The proposed network in this paper deeply exploits the characteristics of brain tumor images. By using hierarchical multi-view fusion convolution with an ensemble discrimination idea, the segmentation accuracy of brain tumors can be further improved. In addition, kernel-sharing dilated convolution combines the scale adaptive idea of tumor feature similarity, which can combine different scale features to adapt to complex tumor boundaries. MVKS-Net is grounded in MR image information, and we can further consider the positional correlation between the three regions of the brain tumor with the inclusion relationship. The positional correlation between the edematous regions of brain tumors, tumor cores, and enhanced tumors can be further explored to introduce into the model. In addition, the model’s accuracy needs to be improved due to the limitation of the small size of the current dataset. In future work, we can consider extending the lightweight, efficient, and concise MVKS-Net to weakly supervised scenarios.
6. Future Work
Although the network proposed in this paper has achieved certain results and enhancements, there are still aspects that can be further refined and improved. For better follow-up, future research could be carried out in the following directions:
Firstly, due to the limitation of computing power resources, the input of our network uses cropped image blocks of MRI brain tumor images, which makes the feature information of tumor images learned by the network incomplete. In the future, larger-sized input image blocks can be used to obtain more comprehensive tumor information and improve network segmentation accuracy.

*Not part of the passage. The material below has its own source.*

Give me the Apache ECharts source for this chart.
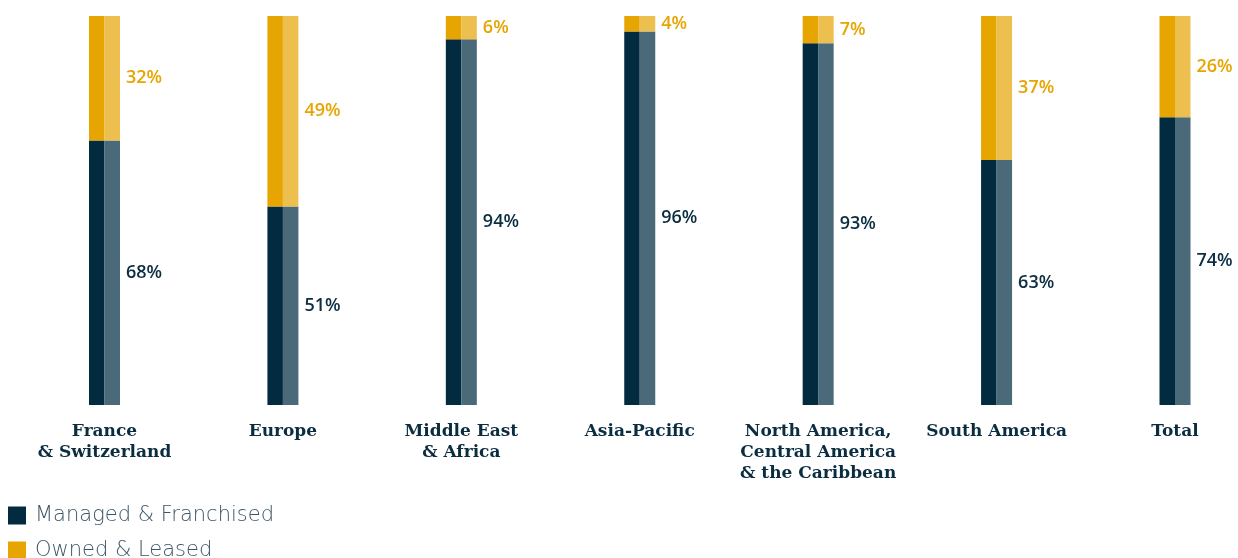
<!DOCTYPE html>
<html>
<head>
<meta charset="utf-8">
<script src="https://cdn.jsdelivr.net/npm/echarts@6/dist/echarts.min.js"></script>
<style>
html,body{margin:0;padding:0;background:#fff;}
#chart{width:1238px;height:558px;}
</style>
</head>
<body>
<div id="chart"></div>
<script>
const categories = ['France\n& Switzerland', 'Europe', 'Middle East\n& Africa', 'Asia-Pacific', 'North America,\nCentral America\n& the Caribbean', 'South America', 'Total'];
const managed = [68, 51, 94, 96, 93, 63, 74];
const owned = [32, 49, 6, 4, 7, 37, 26];
const seriesNames = ['Managed & Franchised', 'Owned & Leased'];

const chart = echarts.init(document.getElementById('chart'), null, {renderer: 'canvas'});
const labelFont = '"Open Sans", "Noto Sans", sans-serif';
function mkSeries(name, data, stack, color, label) {
  return {
    name: name, type: 'bar', stack: stack, data: data,
    barWidth: 15.5, barGap: '0%',
    itemStyle: {color: color},
    label: label ? {show: true, position: 'right', distance: 6, formatter: '{c}%',
      color: label, fontFamily: labelFont, fontWeight: 600, fontSize: 18} : {show: false},
    emphasis: {disabled: true},
    animation: false
  };
}
const legendText = {color: '#3d5567', fontSize: 21, fontFamily: '"DejaVu Sans", sans-serif', fontWeight: 200, padding: [0, 0, 0, 4]};
chart.setOption({
  animation: false,
  grid: {left: 104.5, right: 63, top: 16, bottom: 153, containLabel: false},
  xAxis: {
    type: 'category', data: categories, boundaryGap: false,
    axisLine: {show: false}, axisTick: {show: false},
    axisLabel: {margin: 16, color: '#0b2d40', fontFamily: '"DejaVu Serif", serif', fontWeight: 'bold',
      fontSize: 17, lineHeight: 21, verticalAlign: 'top', interval: 0}
  },
  yAxis: {type: 'value', min: 0, max: 100, show: false},
  legend: [
    {data: [seriesNames[0]], orient: 'vertical', left: 8, top: 505, padding: 0,
     itemWidth: 18, itemHeight: 18, icon: 'rect', selectedMode: false, textStyle: legendText},
    {data: [seriesNames[1]], orient: 'vertical', left: 8, top: 540, padding: 0,
     itemWidth: 18, itemHeight: 18, icon: 'rect', selectedMode: false, textStyle: legendText}
  ],
  series: [
    mkSeries(seriesNames[0], managed, 'a', '#022b3f', null),
    mkSeries(seriesNames[1], owned, 'a', '#e6a500', null),
    mkSeries(seriesNames[0], managed, 'b', '#4a6979', '#0b2d40'),
    mkSeries(seriesNames[1], owned, 'b', '#edbf4f', '#e6a500')
  ]
});
</script>
</body>
</html>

Secondly, our network is a direct concatenation of the four modalities of brain tumor MR images. However, each modality reflects different tissue information of brain tumors to different degrees, and taking full advantage of the complex relationships between brain tumor modalities will help guide the model for segmentation. In the future, multimodal fusion strategies can be considered to learn complex nonlinear complementary information between modalities in order to efficiently fuse and refine multimodal features.